0 min   Worker stops pinging
2 min   UNREACHABLE (WORKER_UNREACHABLE_THRESHOLD_MS)
6 min   OFFLINE (3x unreachable, WORKER_OFFLINE_THRESHOLD_MS)
12 min  Stuck jobs failed (2x offline, BLACKBOARD_STUCK_JOB_TIMEOUT)
24 h    Worker deleted (WORKER_OFFLINE_DELETE_THRESHOLD_MS)

Worker Lifecycle

Registration

Workers register on startup via POST /workers/register and receive a UUID. They then register their function blocks with this UUID, enabling the blackboard to route jobs to them.

Heartbeat

Workers send periodic pings (POST /workers/:uuid/ping). The Worker SDK defaults to every 20 seconds.
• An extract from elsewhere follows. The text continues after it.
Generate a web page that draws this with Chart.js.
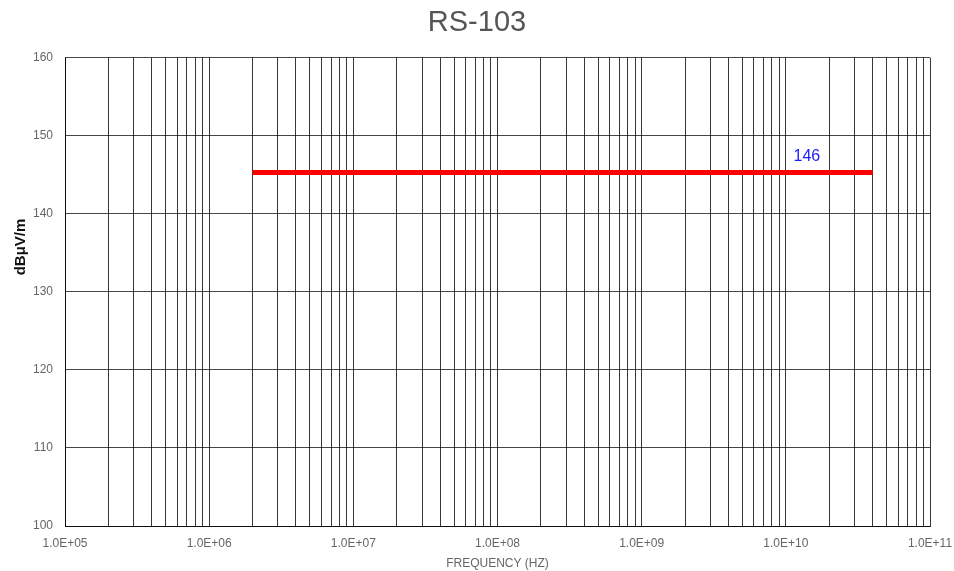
<!DOCTYPE html>
<html>
<head>
<meta charset="utf-8">
<script src="https://cdn.jsdelivr.net/npm/chart.js@4.4.1/dist/chart.umd.min.js"></script>
<style>
html,body{margin:0;padding:0;background:#fff;}
#wrap{width:954px;height:571px;}
</style>
</head>
<body>
<div id="wrap"><canvas id="c" width="954" height="571"></canvas></div>
<script>
// Data
const chartTitle = "RS-103";
const xAxisTitle = "FREQUENCY (HZ)";
const yAxisTitle = "dBμV/m";
const limitFreqs = [2e6, 4e10];
const limitLevels = [145.3, 145.3];
const limitLabel = "146";
const limitLabelPos = [1.4e10, 147.3];
const xDecades = [1e5, 1e6, 1e7, 1e8, 1e9, 1e10, 1e11];
const yTicks = [100, 110, 120, 130, 140, 150, 160];

const xTickValues = [];
for (let i = 0; i < xDecades.length; i++) {
  const d = xDecades[i];
  xTickValues.push(d);
  if (i < xDecades.length - 1) for (let m = 2; m <= 9; m++) xTickValues.push(d * m);
}

const FONT = '"Liberation Sans", Arial, sans-serif';

const labelPlugin = {
  id: 'limitLabel',
  afterDatasetsDraw(chart) {
    const {ctx, scales} = chart;
    const x = scales.x.getPixelForValue(limitLabelPos[0]);
    const y = scales.y.getPixelForValue(limitLabelPos[1]);
    ctx.save();
    ctx.fillStyle = '#1a1aff';
    ctx.font = '16px ' + FONT;
    ctx.textAlign = 'center';
    ctx.textBaseline = 'middle';
    ctx.fillText(limitLabel, x, y);
    // y axis title
    ctx.fillStyle = '#111111';
    ctx.font = 'bold 15px ' + FONT;
    ctx.translate(21, 247);
    ctx.rotate(-Math.PI / 2);
    ctx.fillText(yAxisTitle, 0, 0);
    ctx.restore();
  }
};

new Chart(document.getElementById('c'), {
  type: 'line',
  data: {
    datasets: [{
      data: limitFreqs.map((f, i) => ({x: f, y: limitLevels[i]})),
      borderColor: '#ff0000',
      borderWidth: 5,
      pointRadius: 0,
      fill: false,
      tension: 0
    }]
  },
  options: {
    responsive: false,
    animation: false,
    layout: {padding: {left: 0, right: 0, top: 0, bottom: 0}},
    plugins: {
      legend: {display: false},
      tooltip: {enabled: false},
      title: {
        display: true,
        text: chartTitle,
        color: '#555555',
        font: {family: FONT, size: 29, weight: 'normal'},
        padding: {top: 6, bottom: 17}
      }
    },
    scales: {
      x: {
        type: 'logarithmic',
        min: 1e5,
        max: 1e11,
        afterBuildTicks(scale) {
          scale.ticks = xTickValues.map(v => ({value: v}));
        },
        afterFit(scale) { scale.height = 45; scale.paddingRight = 24; },
        grid: {color: 'rgba(0,0,0,0.78)', lineWidth: 1, drawTicks: false},
        border: {color: 'rgba(0,0,0,0.78)'},
        ticks: {
          autoSkip: false,
          maxRotation: 0,
          padding: 10,
          color: '#666666',
          font: {family: FONT, size: 12},
          callback(value) {
            const l = Math.log10(value);
            if (Math.abs(l - Math.round(l)) < 1e-9) {
              const e = Math.round(l);
              return '1.0E+' + (e < 10 ? '0' + e : e);
            }
            return '';
          }
        },
        title: {
          display: true,
          text: xAxisTitle,
          color: '#666666',
          font: {family: FONT, size: 12},
          padding: {top: 2, bottom: 0}
        }
      },
      y: {
        min: 100,
        max: 160,
        afterBuildTicks(scale) {
          scale.ticks = yTicks.map(v => ({value: v}));
        },
        afterFit(scale) { scale.width = 65; },
        grid: {color: 'rgba(0,0,0,0.72)', lineWidth: 1, drawTicks: false},
        border: {color: 'rgba(0,0,0,0.78)'},
        ticks: {
          padding: 12,
          color: '#666666',
          font: {family: FONT, size: 12}
        }
      }
    }
  },
  plugins: [labelPlugin]
});
</script>
</body>
</html>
If a ping returns 404 (worker was cleaned up), the worker re-registers.

Graceful Shutdown

On SIGTERM/SIGINT, workers call POST /workers/:uuid/unregister. This immediately marks the worker as offline without deleting its function block registrations. The worker can come back online later by re-registering and sending a ping.

Stuck Job Cleanup

The engine runs a cleanup service every minute (BLACKBOARD_JOB_CHECK_INTERVAL). It finds jobs that have been in POLLED state longer than BLACKBOARD_STUCK_JOB_TIMEOUT (default: 12 minutes) and marks them as failed.

This handles:

  • Workers that crash without graceful shutdown
  • Network partitions between workers and the engine
  • Worker processes that hang during execution

API Reference

Endpoint Method Description
/workers/register POST Register a new worker
/workers/:uuid/ping POST Send heartbeat
/workers/:uuid/unregister POST Graceful shutdown
/workers GET List all workers (add ?findDeleted=true for soft-deleted)
/workers/online GET List online workers only
/workers/:uuid GET Worker details
/workers/:uuid/function-blocks GET Worker's registered FBs
/workers/:uuid/jobs GET Worker's jobs (filter with ?status=polled)
/workers/:uuid DELETE Delete a worker
/workers/cleanup POST Manual cleanup (offline > 24h)
/workers/cleanup-offline POST Manual cleanup (all currently offline)

Scaling Workers

  • Horizontal scaling -- Deploy multiple workers with the same function blocks. The blackboard distributes jobs across them.
  • Specialized workers -- Deploy workers with different function block sets (e.g., one worker for Cisco FBs, another for Juniper).
  • Geographic distribution -- Workers can run in different locations as long as they can reach the engine's REST API and the target devices.

Monitoring worker health

Use GET /workers/online to check how many workers are available. If jobs are queuing up (many PENDING jobs), add more workers. If workers are frequently going UNREACHABLE, check network connectivity between workers and the engine.